Missing Folios: At least fourteen folios are missing, some from likely transition points between sections. They may have contained key evidence, but we cannot recover what is gone.

No Forensic Differences: Ink and parchment analysis shows the same production across A and B. The pigments, handwriting tools, and vellum batches all point to one workshop. The schism lies in the writing itself, not in its materials.

The Text is Unreadable: The sharpest problem remains: we cannot read a single word. Without knowing if A and B encode different languages, or if they are two cipher modes for the same underlying text, every theory rests on patterns, not meaning.

Why the A/B Split Remains Unsolved

Starting Point

What is the origin of the two distinct dialects, Voynich A and Voynich B?

Avenue 1: Textual Analysis

Attempt to translate the dialects or find a linguistic relationship between them.

Blockage

Dead End: No Bilingual Key. The text remains unreadable. Without a translation, we cannot determine if A and B encode different languages, are cipher variants, or serve different functions.

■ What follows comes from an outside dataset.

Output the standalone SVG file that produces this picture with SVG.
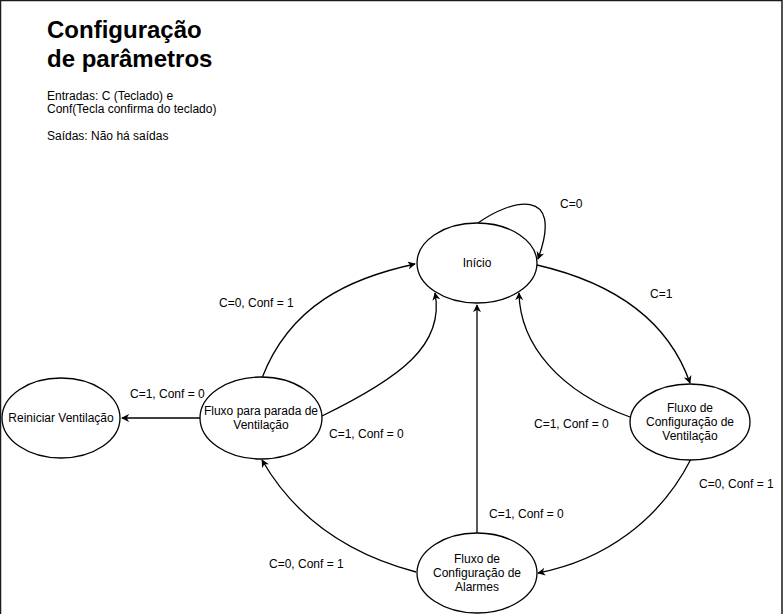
<svg xmlns="http://www.w3.org/2000/svg" width="783" height="614" viewBox="0 0 783 614">
<style>
.n{fill:#fff;stroke:#000;stroke-width:1.3}
.t{font-family:"Liberation Sans",Arial,sans-serif;font-size:12px;fill:#000;text-anchor:middle}
.l{font-family:"Liberation Sans",Arial,sans-serif;font-size:12px;fill:#000}
.e{fill:none;stroke:#000;stroke-width:1.3;marker-end:url(#a)}
.h{font-family:"Liberation Sans",Arial,sans-serif;font-size:24px;font-weight:bold;fill:#000}
</style>
<defs>
<marker id="a" viewBox="0 0 10 10" refX="9" refY="5" markerWidth="8" markerHeight="8" markerUnits="userSpaceOnUse" orient="auto">
<path d="M0,0 L10,5 L0,10 L3,5 Z" fill="#000"/>
</marker>
</defs>
<rect x="0.5" y="0.5" width="781.5" height="640" fill="#fff" stroke="#1a1a1a" stroke-width="1.5"/>
<g id="title">
<text class="h" x="47" y="38">Configuração</text>
<text class="h" x="47" y="67">de parâmetros</text>
<text class="l" x="47" y="100">Entradas: C (Teclado) e</text>
<text class="l" x="47" y="113">Conf(Tecla confirma do teclado)</text>
<text class="l" x="47" y="140">Saídas: Não há saídas</text>
</g>
<g id="connectors">
<path class="e" d="M478,223 C510,200 565,185 538,259"/>
<path class="e" d="M537,265 C615,283 668,320 690,383"/>
<path class="e" d="M630,417 C560,392 520,345 519,293"/>
<path class="e" d="M691,459 C660,520 605,560 538,573"/>
<path class="e" d="M477,533 L477,305"/>
<path class="e" d="M416,572 C340,552 292,512 262,460"/>
<path class="e" d="M322,416 C400,378 445,345 435,293"/>
<path class="e" d="M262,378 C290,305 350,278 415,264"/>
<path class="e" d="M200,418 L122,418"/>
<text class="l" x="560" y="208">C=0</text>
<text class="l" x="650" y="298">C=1</text>
<text class="l" x="534" y="428">C=1, Conf = 0</text>
<text class="l" x="699" y="488">C=0, Conf = 1</text>
<text class="l" x="489" y="518">C=1, Conf = 0</text>
<text class="l" x="269" y="568">C=0, Conf = 1</text>
<text class="l" x="329" y="438">C=1, Conf = 0</text>
<text class="l" x="130" y="398">C=1, Conf = 0</text>
<text class="l" x="219" y="307">C=0, Conf = 1</text>
</g>
<g id="inicio">
<ellipse class="n" cx="477" cy="263" rx="60" ry="40"/>
<text class="t" x="477" y="267">Início</text>
</g>
<g id="ventilacao">
<ellipse class="n" cx="690" cy="422" rx="60" ry="38"/>
<text class="t" x="690" y="412">Fluxo de</text>
<text class="t" x="690" y="426">Configuração de</text>
<text class="t" x="690" y="440">Ventilação</text>
</g>
<g id="reiniciar">
<ellipse class="n" cx="61" cy="418" rx="59" ry="40"/>
<text class="t" x="61" y="422">Reiniciar Ventilação</text>
</g>
<g id="parada">
<ellipse class="n" cx="261" cy="418" rx="61" ry="41"/>
<text class="t" x="261" y="415">Fluxo para parada de</text>
<text class="t" x="261" y="429">Ventilação</text>
</g>
<g id="alarmes">
<ellipse class="n" cx="477" cy="573" rx="60" ry="40"/>
<text class="t" x="477" y="563">Fluxo de</text>
<text class="t" x="477" y="577">Configuração de</text>
<text class="t" x="477" y="591">Alarmes</text>
</g>
</svg>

Avenue 2: Physical Analysis

Reconstruct the original page order to understand how and when the transition from A to B occurred.

Blockage

Dead End: Uncertain Page Order & Missing Folios. Historical rebinding has shuffled the bifolia, and at least 14 folios are missing from critical transition points. The original sequence is lost.

Conclusion

All investigative paths are blocked by fundamental gaps in the evidence. The 'why' behind the A/B split cannot be resolved with the current record.

Sources

Sources include: Prescott Currier’s declassified NSA presentation on the A/B split (1976); the extensive collation data, language pages, and transcription resources curated by Rene Zandbergen; palaeographic work by Dr Lisa Fagin Davis identifying five distinct hands and analysing the manuscript’s construction; the Yale Beinecke Library’s digital collection and catalogue entry for MS 408; and published computational analyses of word co-occurrence and vocabulary asymmetry.

What we still do not know

  • What the text encodes: natural language, a cipher with rule changes, or a generative system with no plaintext. No translation exists.
  • Whether a clean A→B transition point exists within a single writing unit. All observed switches so far occur at folio or bifolium level.
  • How much of the split survives across different transcription schemes when run on identical page sets.
  • Whether the present interleaving is mostly a rebinding artefact or whether some alternation reflects the original working order.
  • Who trained whom: a master-apprentice pattern would fit the vocabulary asymmetry but has no documentary support.
  • The role of the minor hands: whether Scribes 3, 4, and 5 are purer forms of A or B, transitional writers, or late additions to the project.